CHICAGO -- Heavy rain showers forced a 3-hour, 40-minute delay to the start of the D-backs-Cubs game Friday afternoon.
But the storm didn't contain nearly the amount of thunder that Alfonso Soriano's bat did.
The Cubs' left fielder blasted a pair of home runs and drove home five runs to lead his team past the D-backs, 8-1, on Friday afternoon at Wrigley Field.
The loss snapped Arizona's three-game winning streak and got their second half started on the wrong foot.
"We just didn't play good," D-backs manager Kirk Gibson said. "They kicked our butts in every aspect. We didn't execute in any phase of our game and it was disappointing."
Nothing was more disappointing than the performance of starter Ian Kennedy, who has struggled to find the consistency that allowed him to win 21 games in 2011.
The right-hander allowed seven runs on seven hits in lasting just five-plus innings. Not the kind of lengthy outing Gibson spoke about wanting from his starters with a stretch of 20 games in 20 days.
"Five innings, that's not going to get it [done]," Gibson said. "He was unable to execute his pitches, especially against Soriano. He's unable to throw his fastball where he wants to and his secondary pitches, which he threw very well last year when he got behind in the count, he's just unable to locate them. He's just a different pitcher right now."
Soriano seems to save his best performances for the D-backs.
In his career against Arizona, Soriano has hit .336 (43-for-128) with 16 home runs and 36 RBIs. Both of the homers came on first-pitch fastballs.
"I think you need to execute better against him," Gibson said. "He's a good veteran guy who's been around a long time. He's had success against us, it's our job to make him uncomfortable and not throw balls down the middle like that."

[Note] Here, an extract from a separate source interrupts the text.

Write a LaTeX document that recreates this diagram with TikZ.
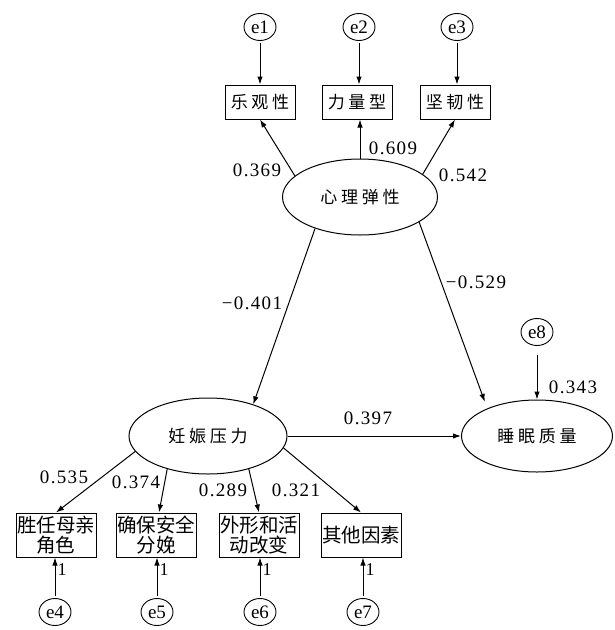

Kennedy obviously wasn't trying to throw the ball down the middle of the plate, but one of his biggest issues this year has been his lack of command and inability to put the ball where he wants consistently.
"I didn't make any of my pitches, so it didn't really matter," Kennedy said when asked what approach he was using with Soriano. "The changeup was over the plate for his first double. Right-down-the-middle fastball for the home run and then the second home run was down and in. He usually likes it down. The execution was terrible."
After watching Kennedy have nearly pinpoint control last year, catcher Miguel Montero is at a loss for why that has not been the case this year.
"It's hard. We've been trying hard. I know he's trying hard, it's just frustrating because you try to get into it and he just hasn't put it all together so far," Montero said.
Soriano's first homer led off the fourth inning and gave the Cubs a 2-1 lead.
One inning later, he widened the lead when he blasted a two-out, three-run homer that put Chicago up, 5-1.
The All-Star break apparently helped the veteran.
"I [felt] very good today," Soriano said. "Those four days, I cleared my mind and my body, too. The game that I had today, I hope I have a couple more like that and help the team to win."
For Kennedy, it's back to the drawing board.
"It's really, really frustrating," he said. "That's all I can tell you. I feel good one outing and then I don't know what happens the next outing. It's two completely different people. It's frustrating for me."
To add injury to insult, D-backs left fielder Jason Kubel was forced to leave the game in the seventh after he experienced tightness in his right hamstring.
"I had that little slip in the second inning," Kubel said. "[The field] felt slick all game long, it was pretty dangerous out there. I was hoping as the game went on, it would loosen up and get better, but it just got worse and worse."